Ibu-Ibu Pengajian Disoal, Wujud Nyata Sekulerisme
Ibu adalah madrasah pertama bagi anak-anaknya. Lewat didikan seorang ibu akan melahirkan banyak generasi hebat harapan umat di masa depan. Akan tetapi hal tersebut hanya bisa terjadi jika sang ibu memiliki bekal dalam mendidik anak. Salah satu bekal yang penting dimiliki oleh seorang ibu adalah pemahaman agama.
Saat ini, Banyak kalangan ibu yang sudah berinisiatif untuk selalu mengikuti pengajian rutin dalam rangka menambah pemahaman agama seperti mengikuti pengajian majelis ta’lim ataupun kegiatan keagamaan lainnya. Sayangnya kenyataan tersebut tidak disambut baik oleh Ketua Dewan Pengarah Badan Pembinaan Ideologi Pancasila (BPIP) sekaligus presiden ke-5 Republik Indonesia, Megawati Soekarnoputri.
Seperti dilansir Republika.co.id, Megawati memicu kontroversi di media sosial dengan salah satu ucapan dalam pidatonya saat menjadi pemateri dalam Seminar Nasional “Pancasila dalam Tindakan: Gerakan Semesta Berencana Mencegah Stunting, Kekerasan Seksual pada Anak dan Perempuan, Kekerasan dalam Rumah Tangga, Serta Mengantisipasi Bencana” di Jakarta Selatan pada Kamis, 16 Februari lalu.
Megawati mempertanyakan mengapa banyak ibu-ibu saat ini yang senang ikut pengajian. Dia juga berpesan agar para ibu bisa membagi waktu agar waktunya tidak habis untuk pengajian dan melupakan gizi anak. Seolah pengajian menjadi biang kerok yang bisa membuat para ibu melalaikan gizi anak dan aktivitas yang harus segera ditinggalkan.
Buah pemikiran sekuler
Pernyataan Megawati tersebut merupakan buah dari pemikiran sekuler yang memisahkan agama dari kehidupan. Kegiatan mengkaji agama oleh para ibu yang seharusnya diapresiasi positif malah dianggap sebagai bentuk kegiatan yang akan membawa masalah.

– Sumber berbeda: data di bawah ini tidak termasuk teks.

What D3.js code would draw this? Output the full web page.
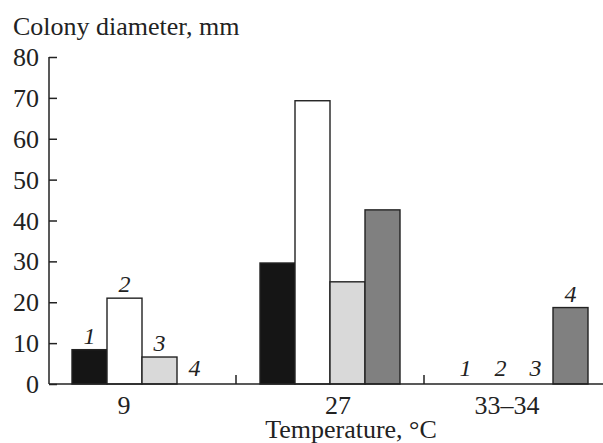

Seorang ibu yang mengemban pemikiran sekuler ini akan mendidik anak-anaknya sesuai pemahaman yang dimiliki. Ilmu agama tentunya tidak menjadi prioritas. Banyak orang tua yang panik jika anaknya mendapatkan nilai akademik yang rendah, sebaliknya terlihat santai saja jika anaknya belum lancar membaca Al-Qur’an atau jika belum melaksanakan kewajiban sholat lima waktu.
Pemikiran sekuler ini menempatkan orientasi kesuksesan dan kebahagiaan seorang manusia hanya untuk dunia bukan akhirat. Dengan pemikiran seperti ini maka wajar jika lahir persepsi buruk kepada orang-orang yang ingin mempelajari agamanya dengan lebih mendalam. Mereka dianggap sebagai orang-orang yang mabuk agama yang harus segera disadarkan. Agama dianggap sebagai racun yang membawa keburukan bagi manusia terutama para ibu.
Istilah pengajian yang bermakna positif seolah dikerdilkan. Padahal antara rutinitas ibu-ibu yang mengikuti pengajian dengan pembagian waktu mengurus anak bukanlah dua hal yang perlu dipermasalahkan. Keduanya bisa berjalan beriringan bahkan tidak boleh ditinggalkan salah satunya. Justru dengan
pemikiran sekuler yang masih tetap eksis melahirkan generasi yang mudah tergerus rusaknya zaman dan menjadi pelaku kerusakan. Banyaknya anak dengan akidah yang lemah, mudah terombang-ambing pergaulan bebas, narkoba, hamil di luar nikah, dan segudang perilaku rusak lainnya tak bisa dipisahkan dari peran orang tua terutama peran ibu sebagai madrasah pertama bagi anak-anaknya yang lalai dan abai dalam Pendidikan agama anak.